Starting at the first line of the data, please print exactly those lines through the one that holds "13, 14, 15];", omitting every picture.

* DATA SECTION *
>>

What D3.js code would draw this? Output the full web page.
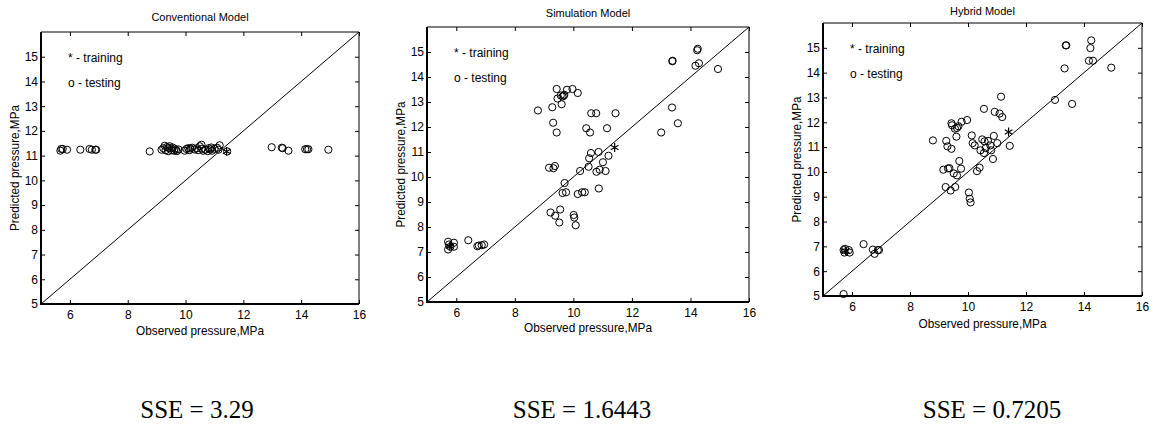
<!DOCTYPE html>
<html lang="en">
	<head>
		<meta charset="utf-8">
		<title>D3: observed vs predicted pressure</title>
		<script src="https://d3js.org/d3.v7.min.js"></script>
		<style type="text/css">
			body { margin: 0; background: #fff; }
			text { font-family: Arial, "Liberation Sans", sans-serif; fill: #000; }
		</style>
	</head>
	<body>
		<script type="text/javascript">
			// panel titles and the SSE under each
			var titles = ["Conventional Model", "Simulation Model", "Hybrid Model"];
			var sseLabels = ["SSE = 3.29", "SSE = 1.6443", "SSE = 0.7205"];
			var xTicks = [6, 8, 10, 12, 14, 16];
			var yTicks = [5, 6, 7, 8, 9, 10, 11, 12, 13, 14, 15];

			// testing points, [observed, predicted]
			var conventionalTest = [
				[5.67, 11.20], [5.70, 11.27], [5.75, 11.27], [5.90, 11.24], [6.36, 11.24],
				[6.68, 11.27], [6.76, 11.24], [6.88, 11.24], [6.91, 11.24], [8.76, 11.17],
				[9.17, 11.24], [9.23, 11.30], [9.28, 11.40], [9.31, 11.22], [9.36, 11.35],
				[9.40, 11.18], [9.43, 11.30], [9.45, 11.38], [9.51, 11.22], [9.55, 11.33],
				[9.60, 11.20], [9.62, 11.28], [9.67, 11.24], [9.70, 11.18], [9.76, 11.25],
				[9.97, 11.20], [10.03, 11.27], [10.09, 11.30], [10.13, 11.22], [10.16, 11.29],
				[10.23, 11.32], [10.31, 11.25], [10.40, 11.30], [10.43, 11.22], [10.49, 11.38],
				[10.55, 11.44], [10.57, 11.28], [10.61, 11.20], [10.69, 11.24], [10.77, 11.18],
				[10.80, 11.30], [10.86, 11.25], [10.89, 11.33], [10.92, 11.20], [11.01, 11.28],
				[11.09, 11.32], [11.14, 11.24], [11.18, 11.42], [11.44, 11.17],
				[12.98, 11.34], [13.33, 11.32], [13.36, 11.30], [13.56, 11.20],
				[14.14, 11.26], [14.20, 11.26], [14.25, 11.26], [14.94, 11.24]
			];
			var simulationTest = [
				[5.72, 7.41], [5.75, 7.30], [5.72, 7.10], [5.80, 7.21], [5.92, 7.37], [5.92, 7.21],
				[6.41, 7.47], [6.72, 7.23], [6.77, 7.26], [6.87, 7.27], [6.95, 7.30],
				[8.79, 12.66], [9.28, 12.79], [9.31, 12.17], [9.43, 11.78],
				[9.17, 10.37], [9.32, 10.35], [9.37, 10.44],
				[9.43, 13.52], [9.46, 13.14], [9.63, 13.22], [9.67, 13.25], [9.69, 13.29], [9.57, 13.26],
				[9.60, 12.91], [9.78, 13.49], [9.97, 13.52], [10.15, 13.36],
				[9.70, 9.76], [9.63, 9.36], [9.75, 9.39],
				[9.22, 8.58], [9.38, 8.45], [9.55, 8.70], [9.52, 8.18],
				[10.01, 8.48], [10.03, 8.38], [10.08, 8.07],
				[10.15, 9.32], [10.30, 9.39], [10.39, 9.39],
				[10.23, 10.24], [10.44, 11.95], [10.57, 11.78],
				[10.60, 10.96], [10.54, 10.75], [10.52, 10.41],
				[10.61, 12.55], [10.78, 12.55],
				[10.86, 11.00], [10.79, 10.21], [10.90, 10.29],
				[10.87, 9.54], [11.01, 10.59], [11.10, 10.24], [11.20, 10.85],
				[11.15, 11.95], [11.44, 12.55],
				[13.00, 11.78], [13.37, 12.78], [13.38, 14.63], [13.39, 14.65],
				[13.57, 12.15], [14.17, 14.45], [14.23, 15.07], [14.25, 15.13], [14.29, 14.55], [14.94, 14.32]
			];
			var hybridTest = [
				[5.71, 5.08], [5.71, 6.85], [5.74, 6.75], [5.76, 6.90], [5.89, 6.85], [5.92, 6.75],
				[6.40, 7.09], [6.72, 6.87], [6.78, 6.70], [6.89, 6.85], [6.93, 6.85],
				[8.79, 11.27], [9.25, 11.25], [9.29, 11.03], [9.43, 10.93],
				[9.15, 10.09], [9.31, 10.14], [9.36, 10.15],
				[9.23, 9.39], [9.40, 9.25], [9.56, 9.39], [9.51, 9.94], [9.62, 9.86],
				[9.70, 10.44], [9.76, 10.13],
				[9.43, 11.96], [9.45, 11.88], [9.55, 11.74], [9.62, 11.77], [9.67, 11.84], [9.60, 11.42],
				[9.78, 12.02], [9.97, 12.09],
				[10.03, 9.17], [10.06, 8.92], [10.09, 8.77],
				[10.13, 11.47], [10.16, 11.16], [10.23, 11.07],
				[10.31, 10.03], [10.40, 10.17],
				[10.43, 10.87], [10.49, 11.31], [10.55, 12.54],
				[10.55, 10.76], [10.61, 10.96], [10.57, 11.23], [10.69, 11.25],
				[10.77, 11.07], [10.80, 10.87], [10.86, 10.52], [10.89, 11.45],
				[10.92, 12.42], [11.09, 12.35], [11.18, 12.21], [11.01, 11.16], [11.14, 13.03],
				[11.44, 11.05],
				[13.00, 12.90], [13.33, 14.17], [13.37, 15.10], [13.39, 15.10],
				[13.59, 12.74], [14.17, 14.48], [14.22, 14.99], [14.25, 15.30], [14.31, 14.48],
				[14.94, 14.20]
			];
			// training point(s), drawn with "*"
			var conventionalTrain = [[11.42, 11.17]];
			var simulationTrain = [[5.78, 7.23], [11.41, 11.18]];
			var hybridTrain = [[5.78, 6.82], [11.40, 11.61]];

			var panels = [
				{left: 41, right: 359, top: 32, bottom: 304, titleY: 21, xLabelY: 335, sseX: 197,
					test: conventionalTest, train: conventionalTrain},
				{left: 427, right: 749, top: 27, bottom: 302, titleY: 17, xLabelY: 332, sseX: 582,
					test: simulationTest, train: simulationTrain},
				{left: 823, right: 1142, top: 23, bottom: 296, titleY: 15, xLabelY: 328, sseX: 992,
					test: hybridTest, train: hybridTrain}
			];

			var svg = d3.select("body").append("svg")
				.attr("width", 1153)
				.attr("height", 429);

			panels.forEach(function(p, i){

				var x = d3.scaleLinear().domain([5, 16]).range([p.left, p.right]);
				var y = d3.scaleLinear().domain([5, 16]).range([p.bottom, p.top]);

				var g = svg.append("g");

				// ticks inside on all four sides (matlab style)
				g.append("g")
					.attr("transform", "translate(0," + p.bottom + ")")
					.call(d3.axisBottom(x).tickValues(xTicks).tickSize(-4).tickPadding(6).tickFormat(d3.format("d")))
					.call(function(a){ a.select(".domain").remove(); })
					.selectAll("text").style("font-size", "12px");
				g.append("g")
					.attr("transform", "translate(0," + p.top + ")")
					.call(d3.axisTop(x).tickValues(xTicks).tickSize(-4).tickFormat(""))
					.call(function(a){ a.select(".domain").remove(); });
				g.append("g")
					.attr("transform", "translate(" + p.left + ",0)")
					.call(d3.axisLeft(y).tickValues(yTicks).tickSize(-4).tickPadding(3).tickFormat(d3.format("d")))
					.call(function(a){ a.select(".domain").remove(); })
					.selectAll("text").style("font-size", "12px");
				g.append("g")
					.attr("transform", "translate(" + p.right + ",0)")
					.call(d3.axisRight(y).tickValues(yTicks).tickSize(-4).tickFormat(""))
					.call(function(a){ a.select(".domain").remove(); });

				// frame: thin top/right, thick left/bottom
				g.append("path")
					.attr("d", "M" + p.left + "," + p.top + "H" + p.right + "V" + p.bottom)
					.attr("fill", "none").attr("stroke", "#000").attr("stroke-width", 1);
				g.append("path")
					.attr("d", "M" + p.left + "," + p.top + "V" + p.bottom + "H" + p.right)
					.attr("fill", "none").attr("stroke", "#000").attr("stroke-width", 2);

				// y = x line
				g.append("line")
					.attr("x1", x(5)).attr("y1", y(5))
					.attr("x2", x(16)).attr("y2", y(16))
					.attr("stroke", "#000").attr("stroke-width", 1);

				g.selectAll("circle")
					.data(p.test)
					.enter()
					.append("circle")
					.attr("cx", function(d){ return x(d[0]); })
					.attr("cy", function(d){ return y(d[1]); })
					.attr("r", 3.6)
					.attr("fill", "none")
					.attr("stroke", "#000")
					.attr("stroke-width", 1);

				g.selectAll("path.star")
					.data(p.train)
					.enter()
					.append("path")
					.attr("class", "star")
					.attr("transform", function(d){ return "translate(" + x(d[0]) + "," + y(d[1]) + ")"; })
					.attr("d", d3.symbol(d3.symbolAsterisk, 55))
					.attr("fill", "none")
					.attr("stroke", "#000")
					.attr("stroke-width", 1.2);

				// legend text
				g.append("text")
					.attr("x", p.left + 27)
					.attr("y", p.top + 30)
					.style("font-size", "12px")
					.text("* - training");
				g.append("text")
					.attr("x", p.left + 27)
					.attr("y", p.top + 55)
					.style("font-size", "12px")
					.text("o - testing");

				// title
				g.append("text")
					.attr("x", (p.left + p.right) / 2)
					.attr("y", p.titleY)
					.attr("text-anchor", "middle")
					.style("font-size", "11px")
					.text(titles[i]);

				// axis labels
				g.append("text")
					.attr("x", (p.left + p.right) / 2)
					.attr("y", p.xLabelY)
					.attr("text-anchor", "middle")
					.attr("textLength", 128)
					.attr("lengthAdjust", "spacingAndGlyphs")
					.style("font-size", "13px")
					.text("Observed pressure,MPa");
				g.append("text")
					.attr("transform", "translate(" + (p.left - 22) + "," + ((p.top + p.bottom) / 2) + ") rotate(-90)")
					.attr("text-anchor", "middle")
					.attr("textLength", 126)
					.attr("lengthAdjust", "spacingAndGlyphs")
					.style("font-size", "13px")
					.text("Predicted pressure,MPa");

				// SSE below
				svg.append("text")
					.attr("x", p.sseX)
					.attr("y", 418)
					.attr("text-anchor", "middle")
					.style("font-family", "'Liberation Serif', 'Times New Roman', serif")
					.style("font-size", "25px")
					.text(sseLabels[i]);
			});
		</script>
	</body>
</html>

<<

* CORRECT ANSWER *
What D3.js code would draw this? Output the full web page.
<!DOCTYPE html>
<html lang="en">
	<head>
		<meta charset="utf-8">
		<title>D3: observed vs predicted pressure</title>
		<script src="https://d3js.org/d3.v7.min.js"></script>
		<style type="text/css">
			body { margin: 0; background: #fff; }
			text { font-family: Arial, "Liberation Sans", sans-serif; fill: #000; }
		</style>
	</head>
	<body>
		<script type="text/javascript">
			// panel titles and the SSE under each
			var titles = ["Conventional Model", "Simulation Model", "Hybrid Model"];
			var sseLabels = ["SSE = 3.29", "SSE = 1.6443", "SSE = 0.7205"];
			var xTicks = [6, 8, 10, 12, 14, 16];
			var yTicks = [5, 6, 7, 8, 9, 10, 11, 12, 13, 14, 15];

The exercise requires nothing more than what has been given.